Nancy met members of the Library MLE team and University Widening Access Team, whose strong collaboration made this all possible.
They discussed how working together from locations across campus and through partnerships with a variety of services, such as the Counselling Service, they were able to help all of our students to study better and even reach those who were more difficult to engage.
By October, it had seen 2,681 students in 52 embedded sessions, 1,013 in 51 open workshops and 10,200 hits to online resources.
Nancy noted that this work is also useful to international students and the group discussed future plans, including enhancing the service to work with University of Manchester Worldwide.
“It was good to see an enthusiastic and creative team come together from across campus to create such a powerful award-winning programme, undoubtedly enhancing our students’ experience,” Nancy said.
“And it was great to hear that other institutions have visited our University to see how we do it – a true testament to this programme and again our student experience.”
“We are quite unusual,” Katy Woolfenden, Chair of our MLE Board, added.
“We share the resources we develop openly; these can be used straight away or modified, and we hope that other institutions – as well as our own – will benefit from the improvements this reuse can bring.
“Additionally, we have experienced the value of openness ‘both ways’. In particular, we have shown the viability of converting resources aimed at undergraduate students aged 18+ to suit a 16-18 school audience for WP activity.”

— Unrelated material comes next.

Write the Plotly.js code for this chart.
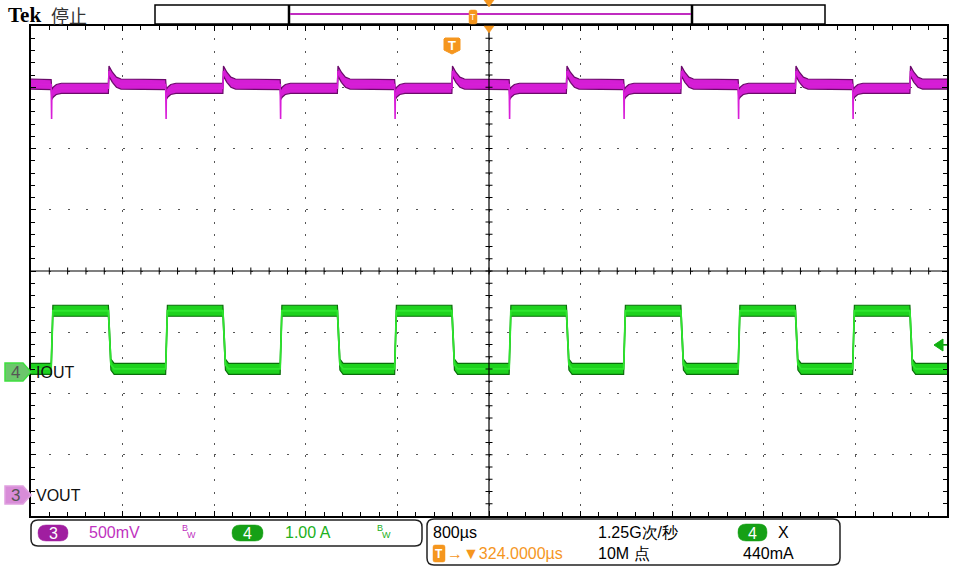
<!DOCTYPE html>
<html><head><meta charset="utf-8">
<script src="https://cdn.plot.ly/plotly-3.0.1.min.js"></script>
<style>html,body{margin:0;padding:0;background:#fff;} #chart{width:954px;height:567px;}</style>
</head><body><div id="chart"></div>
<script>
// ---------------- data read from the screen ----------------
// edge times of the load-current step (µs, trigger point = 0)
const riseTimes = [-3500, -2500, -1500, -500, 500, 1500, 2500, 3500];
const fallTimes = [-3000, -2000, -1000, 0, 1000, 2000, 3000, 4000];
// IOUT (ch4, A)
const iLow = 0.05;
const iHigh = 1.00;
const iRiseOffsets = [0, 15];
const iRiseLevels  = [0.05, 1.00];
const iFallOffsets = [0, 22, 50];
const iFallLevels  = [1.00, 0.12, 0.05];
// VOUT (ch3, V)
const vIdle = 3.355;
const vRiseOffsets = [0, 6, 20, 45, 90];
const vRiseLevels  = [3.35, 3.27, 3.29, 3.31, 3.32];
const vDipOffset = 4;        // narrow undershoot spike at each load step-up
const vDipLevel = 3.07;
const vFallOffsets = [0, 5, 35, 70, 110];
const vFallLevels  = [3.32, 3.46, 3.41, 3.37, 3.355];
// scope settings
const timePerDiv = 800;      // µs/div
const triggerPos = 324;      // µs, time at screen centre
const vPerDiv = 0.5;         // V/div
const aPerDiv = 1.0;         // A/div
const ch3GroundDiv = 0.343;  // divisions above bottom edge
const ch4GroundDiv = 2.351;
const statusTexts = {ch3: '500mV', ch4: '1.00 A', time: '800µs', rate: '1.25G次/秒',
  trig: '→▼324.0000µs', rec: '10M 点', level: '440mA'};

// ---------------- build traces ----------------
const xRange = [triggerPos - 5 * timePerDiv, triggerPos + 5 * timePerDiv];
const events = riseTimes.map(t => ({t, r: true})).concat(fallTimes.map(t => ({t, r: false})))
  .sort((a, b) => a.t - b.t);
const iT = [xRange[0]], iV = [iLow];
const vT = [xRange[0]], vV = [vIdle];        // band (envelope) path
const cT = [xRange[0]], cV = [vIdle];        // centre line incl. spikes
events.forEach(e => {
  const io = e.r ? iRiseOffsets : iFallOffsets, il = e.r ? iRiseLevels : iFallLevels;
  io.forEach((o, k) => { if (e.t + o <= xRange[1]) { iT.push(e.t + o); iV.push(il[k]); } });
  const vo = e.r ? vRiseOffsets : vFallOffsets, vl = e.r ? vRiseLevels : vFallLevels;
  vo.forEach((o, k) => {
    if (e.t + o > xRange[1]) return;
    vT.push(e.t + o); vV.push(vl[k]);
    cT.push(e.t + o); cV.push(vl[k]);
    if (e.r && k === 0) { cT.push(e.t + vDipOffset); cV.push(vDipLevel); }
  });
});
iT.push(xRange[1]); iV.push(iLow);
vT.push(xRange[1]); vV.push(vIdle);
cT.push(xRange[1]); cV.push(vIdle);

const dV = 0.041, dI = 0.09; // trace noise band (style)
const base = {type: 'scatter', mode: 'lines', hoverinfo: 'skip', showlegend: false};
const traces = [
  Object.assign({}, base, {x: vT, y: vV.map(v => v + dV), yaxis: 'y', line: {color: '#6a0a6a', width: 1.2}}),
  Object.assign({}, base, {x: vT, y: vV.map(v => v - dV), yaxis: 'y', fill: 'tonexty', fillcolor: '#d41ed4', line: {color: '#6a0a6a', width: 1.2}}),
  Object.assign({}, base, {x: cT, y: cV, yaxis: 'y', line: {color: '#d81ed8', width: 1.6}}),
  Object.assign({}, base, {x: iT, y: iV.map(v => v + dI), yaxis: 'y2', line: {color: '#0a6e0a', width: 1.2}}),
  Object.assign({}, base, {x: iT, y: iV.map(v => v - dI), yaxis: 'y2', fill: 'tonexty', fillcolor: '#1ed21e', line: {color: '#0a6e0a', width: 1.2}}),
  Object.assign({}, base, {x: iT, y: iV, yaxis: 'y2', line: {color: '#2ee62e', width: 1.8}})
];

// ---------------- layout helpers (pixels -> paper) ----------------
const L = 31, R = 947, T = 26, B = 516, PW = R - L, PH = B - T;
const px = x => (x - L) / PW;
const py = y => (B - y) / PH;
const P = (x, y) => px(x) + ',' + py(y);
const shapes = [], ann = [];
function poly(pts, opts) {
  shapes.push(Object.assign({type: 'path', xref: 'paper', yref: 'paper', layer: 'above',
    path: 'M' + pts.map(p => P(p[0], p[1])).join('L') + 'Z'}, opts));
}
function rrect(x0, y0, x1, y1, r, opts) {
  const p = 'M' + P(x0 + r, y0) + 'L' + P(x1 - r, y0) + 'Q' + P(x1, y0) + ' ' + P(x1, y0 + r) +
    'L' + P(x1, y1 - r) + 'Q' + P(x1, y1) + ' ' + P(x1 - r, y1) + 'L' + P(x0 + r, y1) +
    'Q' + P(x0, y1) + ' ' + P(x0, y1 - r) + 'L' + P(x0, y0 + r) + 'Q' + P(x0, y0) + ' ' + P(x0 + r, y0) + 'Z';
  shapes.push(Object.assign({type: 'path', xref: 'paper', yref: 'paper', layer: 'above', path: p}, opts));
}
function seg(x0, y0, x1, y1, color, w) {
  shapes.push({type: 'line', xref: 'paper', yref: 'paper', layer: 'above', x0: px(x0), y0: py(y0), x1: px(x1), y1: py(y1), line: {color, width: w}});
}
const SANS = 'Liberation Sans, Arial, sans-serif';
function txt(x, y, text, opts, font) {
  ann.push(Object.assign({xref: 'paper', yref: 'paper', x: px(x), y: py(y), text, showarrow: false,
    xanchor: 'left', yanchor: 'middle', borderpad: 0,
    font: Object.assign({family: SANS, size: 16, color: '#000'}, font || {})}, opts || {}));
}

// centre cross with ticks
const cx = L + PW / 2, cy = T + PH / 2;
seg(cx, T, cx, B, '#000', 1.2);
seg(L, cy, R, cy, '#000', 1.2);
for (let k = 1; k < 40; k++) { const y = T + k * PH / 40; seg(cx - 3.5, y, cx + 3.5, y, '#000', 1); }
for (let k = 1; k < 50; k++) { const x = L + k * PW / 50; seg(x, cy - 3.5, x, cy + 3.5, '#000', 1); }

// record-length bar at top
shapes.push({type: 'rect', xref: 'paper', yref: 'paper', layer: 'above', x0: px(155), x1: px(825), y0: py(24), y1: py(5), line: {color: '#000', width: 1.5}, fillcolor: 'rgba(0,0,0,0)'});
seg(289, 5, 289, 24, '#000', 2.5);
seg(692, 5, 692, 24, '#000', 2.5);
seg(290, 14, 691, 14, '#c02cc0', 2);
rrect(469, 10, 477, 24, 2, {fillcolor: '#f5961e', line: {color: '#f5961e', width: 0.5}});
txt(473, 17, 'T', {xanchor: 'center'}, {size: 9, color: '#fff'});
poly([[484, 0], [494, 0], [489, 7]], {fillcolor: '#f5961e', line: {color: '#f5961e', width: 0.5}});
poly([[484, 26], [494, 26], [489, 33]], {fillcolor: '#f5961e', line: {color: '#f5961e', width: 0.5}});

// trigger-time marker
poly([[445, 38], [459, 38], [460, 39], [460, 50], [452, 54], [444, 50], [444, 39]], {fillcolor: '#f5961e', line: {color: '#f5961e', width: 1}});
txt(452, 45, '<b>T</b>', {xanchor: 'center'}, {size: 13, color: '#fff'});

// trigger level arrow (ch4)
poly([[934, 345], [943, 339], [943, 351]], {fillcolor: '#10b010', line: {color: '#10b010', width: 1}});
seg(943, 345, 947, 345, '#10b010', 1.5);

// channel ground markers
poly([[5, 363], [23, 363], [31, 372], [23, 381], [5, 381]], {fillcolor: '#6cc66c', line: {color: '#3ee03e', width: 1.5}});
txt(15, 372.5, '4', {xanchor: 'center'}, {size: 17, color: '#555'});
txt(35, 372, 'IOUT', {}, {size: 16, color: '#111'});
poly([[5, 486], [23, 486], [31, 495], [23, 504], [5, 504]], {fillcolor: '#d88cd8', line: {color: '#e0a0e0', width: 1.5}});
txt(15, 495.5, '3', {xanchor: 'center'}, {size: 17, color: '#555'});
txt(35, 495, 'VOUT', {}, {size: 16, color: '#111'});

// top-left title
txt(7, 15, '<b>Tek</b>', {}, {family: 'Liberation Serif, serif', size: 21, color: '#000'});
txt(50, 15, '停止', {}, {family: 'Noto Sans CJK SC, sans-serif', size: 18, color: '#333'});

// bottom status boxes
rrect(31, 520, 422, 546, 7, {fillcolor: 'rgba(0,0,0,0)', line: {color: '#222', width: 1.5}});
rrect(427, 519, 840, 565, 7, {fillcolor: 'rgba(0,0,0,0)', line: {color: '#222', width: 1.5}});
rrect(38, 525, 68, 541, 8, {fillcolor: '#a01ea0', line: {color: '#a01ea0', width: 0.5}});
txt(53, 533, '3', {xanchor: 'center'}, {size: 16, color: '#fff'});
txt(88, 532, statusTexts.ch3, {}, {size: 16, color: '#c032c0'});
txt(181, 528, 'B', {}, {size: 9, color: '#c032c0'});
txt(186, 535, 'W', {}, {size: 9, color: '#c032c0'});
rrect(232, 525, 263, 541, 8, {fillcolor: '#16a016', line: {color: '#16a016', width: 0.5}});
txt(247.5, 533, '4', {xanchor: 'center'}, {size: 16, color: '#fff'});
txt(284, 532, statusTexts.ch4, {}, {size: 16, color: '#20b020'});
txt(376, 528, 'B', {}, {size: 9, color: '#20b020'});
txt(381, 535, 'W', {}, {size: 9, color: '#20b020'});

txt(432, 532, statusTexts.time, {}, {size: 16});
txt(597, 532, statusTexts.rate, {}, {size: 16});
rrect(738, 524, 767, 541, 8, {fillcolor: '#16a016', line: {color: '#16a016', width: 0.5}});
txt(752.5, 533, '4', {xanchor: 'center'}, {size: 16, color: '#fff'});
txt(777, 532, 'X', {}, {size: 16});
rrect(433, 545, 445, 562, 2, {fillcolor: '#f5961e', line: {color: '#f5961e', width: 0.5}});
txt(439, 553.5, '<b>T</b>', {xanchor: 'center'}, {size: 12, color: '#fff'});
txt(446, 553, statusTexts.trig, {}, {size: 16, color: '#f5961e'});
txt(597, 553, statusTexts.rec, {}, {size: 16});
txt(742, 553, statusTexts.level, {}, {size: 16});

// ---------------- axes ----------------
const vMin = -ch3GroundDiv * vPerDiv, aMin = -ch4GroundDiv * aPerDiv;
const layout = {
  width: 954, height: 567,
  margin: {l: L, r: 954 - R, t: T, b: 567 - B, pad: 0},
  paper_bgcolor: '#fff', plot_bgcolor: '#fff',
  xaxis: {range: xRange, tick0: xRange[0], dtick: timePerDiv, showgrid: true,
    griddash: '2px,10.25px', gridcolor: '#555', gridwidth: 1,
    showline: true, linecolor: '#000', linewidth: 2, mirror: 'ticks',
    ticks: 'inside', ticklen: 5, tickcolor: '#000', tickwidth: 1, showticklabels: false, zeroline: false,
    minor: {tick0: xRange[0], dtick: timePerDiv / 5, ticks: 'inside', ticklen: 4, tickcolor: '#000', showgrid: false}},
  yaxis: {range: [vMin, vMin + 8 * vPerDiv], tick0: vMin, dtick: vPerDiv, showgrid: true,
    griddash: '2px,16.32px', gridcolor: '#555', gridwidth: 1,
    showline: true, linecolor: '#000', linewidth: 2, mirror: 'ticks',
    ticks: 'inside', ticklen: 5, tickcolor: '#000', tickwidth: 1, showticklabels: false, zeroline: false,
    minor: {tick0: vMin, dtick: vPerDiv / 5, ticks: 'inside', ticklen: 4, tickcolor: '#000', showgrid: false}},
  yaxis2: {range: [aMin, aMin + 8 * aPerDiv], overlaying: 'y', visible: false, showgrid: false, zeroline: false},
  shapes, annotations: ann
};
Plotly.newPlot('chart', traces, layout, {staticPlot: true, displayModeBar: false});
</script></body></html>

Stephanie Lee, Head of Widening Participation and Outreach, said: “The University's Widening Access Team has benefited enormously from working in partnership with the Library's eLearning team which has had a positive impact on the delivery of core widening participation work.
“The success of the eLearning aspect of MAP and MDAS exemplifies an institutional approach to improving access to students from widening participation backgrounds.”